Give Up Gossip For Good

  • Share This:
  • Digg!
  • submit to reddit

Have you heard?? Gossip is ruining your career! It's true. And yet, we all do it at times. Why? What's the draw? And what's wrong with a little harmless gossip anyway?

Here's the low down about why we do it and what it's doing to us:

What is Gossip?

Gossip is idle chitchat that typically involves discussing others. It's not always intended to be malicious or slanderous, but it often ends up that way. It's a form of socializing, sharing "information" and killing time.

Why Do We Gossip?

1. We're Human

Let's face it - gossip is totally natural. Humans are social creatures. We discuss things, analyze things, and share what we know with others. We like to get together and exchange information. We are constantly hungry to know more about what's going on around us.

2. Instant Bond

Gossip creates an instant bond for many people - a shared secret and, at times, a common enemy. As humans, we're constantly looking for ways to connect with others. Gossip gives us an easy way to do this. It creates cliques and groups, rivals and allies. Many friendships, from childhood through adulthood, are based on gossip - the mutual sharing of secrets. Of course, many enemies are formed from gossip as well.

3. Feeling "In the Know"

People love to feel that they know what's up. We all want to be an integral part the world around us. When we gossip, we're expressing our desire to understand our surroundings. It's a very natural instinct. No one likes to feel in the dark - it's dangerous and disorienting. Gossip is our way of gathering more information to help us interpret what is happening around us. Unfortunately, it's unreliable information. So we may feel "in the know" but gossip rarely truly informs us.

Why is Gossip Bad for Your Career?

1. It Wastes Time

Gossip is the ultimate waste of time. It distracts our mental and physical energy. It soaks up time and is completely unproductive. When you're gossiping, you're not working.

2. It Kills Relationships

Gossip creates an unspoken tension in any office. Even if you think you're the most discrete gossip gal, you're not fooling anyone. What goes around, comes around. Talking about others doesn't go unnoticed. And just remember, when you start gossiping with co-workers, you have no secrets and no friends. As quickly as you talk about others, they will start talking about you. That's just the way it works. If you want to see team morale fall to an all time low, gossip is the way to do it. No one wants to be a part of a team that talks behind their back.

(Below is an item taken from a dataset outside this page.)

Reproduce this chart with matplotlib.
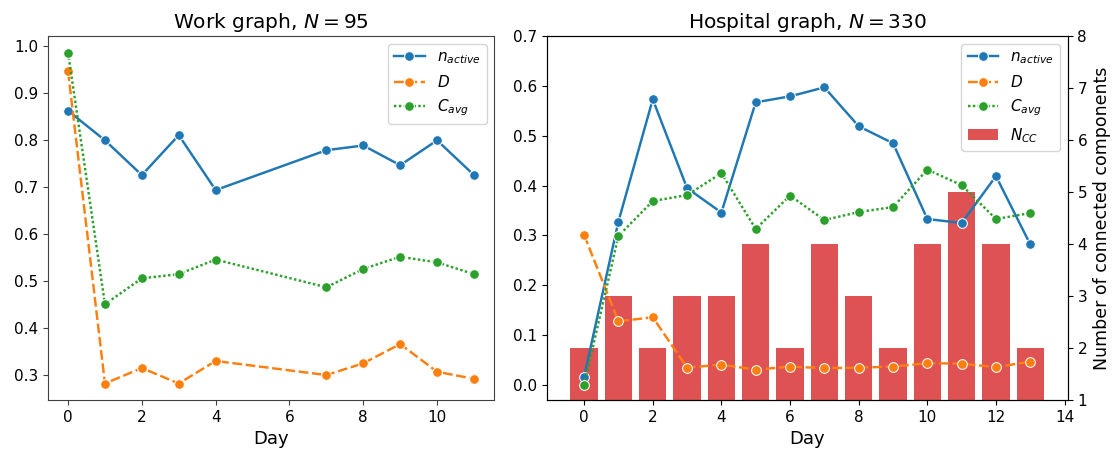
import matplotlib
matplotlib.use("Agg")
import matplotlib.pyplot as plt

# ── Work graph data ──────────────────────────────────────────────────────────
work_days = [0, 1, 2, 3, 4, 7, 8, 9, 10, 11]
work_n_active = [0.863, 0.800, 0.726, 0.811, 0.694, 0.779, 0.789, 0.747, 0.800, 0.726]
work_D = [0.947, 0.282, 0.315, 0.282, 0.330, 0.300, 0.325, 0.366, 0.307, 0.292]
work_C = [0.987, 0.451, 0.506, 0.515, 0.546, 0.487, 0.526, 0.552, 0.540, 0.515]

# ── Hospital graph data ──────────────────────────────────────────────────────
hosp_days = list(range(14))
hosp_n_active = [0.017, 0.328, 0.573, 0.395, 0.346, 0.567, 0.579, 0.597,
                 0.519, 0.485, 0.333, 0.325, 0.419, 0.282]
hosp_D = [0.301, 0.128, 0.136, 0.035, 0.041, 0.031, 0.037, 0.034,
          0.035, 0.037, 0.044, 0.043, 0.036, 0.047]
hosp_C = [0.000, 0.299, 0.369, 0.381, 0.425, 0.313, 0.380, 0.331,
          0.347, 0.357, 0.432, 0.401, 0.333, 0.345]
hosp_ncc = [2, 3, 2, 3, 3, 4, 2, 4, 3, 2, 4, 5, 4, 2]

C_BLUE = "#1f77b4"
C_ORANGE = "#ff7f0e"
C_GREEN = "#2ca02c"
C_RED = "#d62728"

plt.rcParams["xtick.labelsize"] = 11
plt.rcParams["ytick.labelsize"] = 11

mk = dict(marker="o", markersize=7, markeredgecolor="white", markeredgewidth=0.75, lw=1.75)


def three_lines(ax, x, n, d, c):
    h1, = ax.plot(x, n, color=C_BLUE, label=r"$n_{active}$", **mk)
    h2, = ax.plot(x, d, color=C_ORANGE, dashes=(4, 1.5), label=r"$D$", **mk)
    h3, = ax.plot(x, c, color=C_GREEN, dashes=(1, 1), label=r"$C_{avg}$", **mk)
    return [h1, h2, h3]


fig = plt.figure(figsize=(11.13, 4.5), dpi=100)

# ── Left: Work graph ─────────────────────────────────────────────────────────
ax1 = fig.add_axes([0.0429, 0.111, 0.4012, 0.809])
three_lines(ax1, work_days, work_n_active, work_D, work_C)
for s in ax1.spines.values():
    s.set_color("#404040")
ax1.tick_params(color="#404040")
ax1.set_title(r"Work graph, $N = 95$", fontsize=14.5)
ax1.set_xlabel("Day", fontsize=13)
ax1.legend(loc="upper right", fontsize=11)

# ── Right: Hospital graph ────────────────────────────────────────────────────
ax2 = fig.add_axes([0.4912, 0.111, 0.4681, 0.809])
ax2b = ax2.twinx()
bars = ax2b.bar(hosp_days, hosp_ncc, width=0.8, color=C_RED, alpha=0.8, label=r"$N_{CC}$")
ax2b.set_ylim(1, 8)
ax2b.set_ylabel("Number of connected components", fontsize=12.5)

handles = three_lines(ax2, hosp_days, hosp_n_active, hosp_D, hosp_C)
ax2.set_zorder(ax2b.get_zorder() + 1)
ax2.patch.set_visible(False)
ax2.set_ylim(-0.03, 0.7)
ax2.set_xticks(range(0, 15, 2))
ax2.set_title(r"Hospital graph, $N = 330$", fontsize=14.5)
ax2.set_xlabel("Day", fontsize=13)
ax2.legend(handles=handles + [bars], loc="upper right", fontsize=11)

fig.savefig("out.png", dpi=100, facecolor="white")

3. Acting on Unreliable Information

Gossip can hurt your career if you decide to act on the unreliable information you hear from others. It can be hard to remember that gossip is not always true. If you hear something that gets your emotions stirred up, you may have a difficult time controlling yourself. You may change the way you act towards co-workers or superiors based on untrue rumors and you might not even notice it! Before you know it, you might let the untrue information slip to someone else and suddenly, you're the one spreading lies around the office. Gossip can really damage your reputation and your personal integrity.

What To Do?

1. Don't Be Silent

I learned a long time ago that it doesn't work to just listen when someone is gossiping. If you've made the commitment not to gossip at work and a co-worker tries to drag you into a catty conversation, silence is not going to solve the problem. Silence can mean two things: acceptance and agreement. By not saying anything, you're essentially saying, "I agree with you. I accept what you're saying."

I used to have a co-worker who constantly complained about how much she hated her job and our boss. She would talk about him all the time - how he was so mean, and never listened, and gave us too much work. I tried for a long time to just be silent and I wondered why she never just left me alone. I wasn't responding. So why was she constantly whining to me? The answer was obvious: my silence was telling her it was ok.

2. Take a Stand

The biggest tool you have in stopping gossip is to be completely straight forward about it. Tell your co-workers that gossip can be so hurtful; you just don't want to be a part of it. Make it a group effort to give up gossip for good. If that doesn't work, you can just remove yourself from the situation. Walk away if you have to. Don't just sit there accepting it after you've expressed your desire to see it end. It may also be helpful to ask your boss to hold a meeting for everyone to discuss how gossip is hurting the workplace. You can ask that your request be kept confidential and then, no one will view you as being the "gossip police".